═════ AVAILABLE DATA

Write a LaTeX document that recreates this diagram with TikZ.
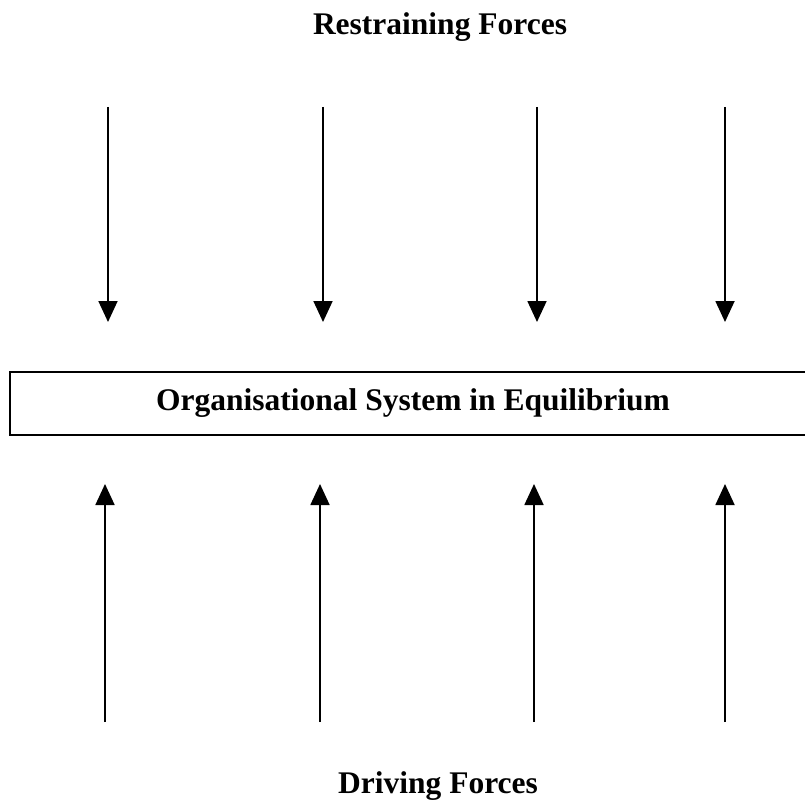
\documentclass[tikz,border=0pt]{standalone}
\usepackage{fontspec}
\setmainfont{Liberation Serif}
\usetikzlibrary{arrows.meta, positioning}

\begin{document}
\begin{tikzpicture}[x=1pt, y=-1pt,
  force/.style={line width=1.8pt, -{Triangle[length=21pt, width=19pt]}},
  heading/.style={font=\bfseries\fontsize{31.5}{36}\selectfont, anchor=base},
  sysbox/.style={draw, line width=1.6pt, minimum width=806pt, minimum height=63pt,
    inner sep=0pt, font=\bfseries\fontsize{31.5}{36}\selectfont}]
  \useasboundingbox (0,0) rectangle (805,805);

  % Labels
  \node[heading] (restrain) at (440,35) {Restraining Forces};
  \node[heading] (drive) at (438,793) {Driving Forces};

  % System box
  \node[sysbox] (system) at (413,403.5) {Organisational System in Equilibrium};

  % Forces
  \foreach \i/\xa/\xb in {1/108/105, 2/323/320, 3/537/534, 4/725/725} {
    \coordinate (rtop\i) at (\xa,107);
    \coordinate (rtip\i) at (\xa,322);
    \coordinate (dbot\i) at (\xb,722);
    \coordinate (dtip\i) at (\xb,484);
    \draw[force] (rtop\i) -- (rtip\i);
    \draw[force] (dbot\i) -- (dtip\i);
  }
\end{tikzpicture}
\end{document}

══════════

▸ PROBLEM DESCRIPTION
Output the lines above in full and exactly as given, omitting any pictures.

▸ FINISHED TASK
Write a LaTeX document that recreates this diagram with TikZ.
\documentclass[tikz,border=0pt]{standalone}
\usepackage{fontspec}
\setmainfont{Liberation Serif}
\usetikzlibrary{arrows.meta, positioning}

\begin{document}
\begin{tikzpicture}[x=1pt, y=-1pt,
  force/.style={line width=1.8pt, -{Triangle[length=21pt, width=19pt]}},
  heading/.style={font=\bfseries\fontsize{31.5}{36}\selectfont, anchor=base},
  sysbox/.style={draw, line width=1.6pt, minimum width=806pt, minimum height=63pt,
    inner sep=0pt, font=\bfseries\fontsize{31.5}{36}\selectfont}]
  \useasboundingbox (0,0) rectangle (805,805);

  % Labels
  \node[heading] (restrain) at (440,35) {Restraining Forces};
  \node[heading] (drive) at (438,793) {Driving Forces};

  % System box
  \node[sysbox] (system) at (413,403.5) {Organisational System in Equilibrium};

  % Forces
  \foreach \i/\xa/\xb in {1/108/105, 2/323/320, 3/537/534, 4/725/725} {
    \coordinate (rtop\i) at (\xa,107);
    \coordinate (rtip\i) at (\xa,322);
    \coordinate (dbot\i) at (\xb,722);
    \coordinate (dtip\i) at (\xb,484);
    \draw[force] (rtop\i) -- (rtip\i);
    \draw[force] (dbot\i) -- (dtip\i);
  }
\end{tikzpicture}
\end{document}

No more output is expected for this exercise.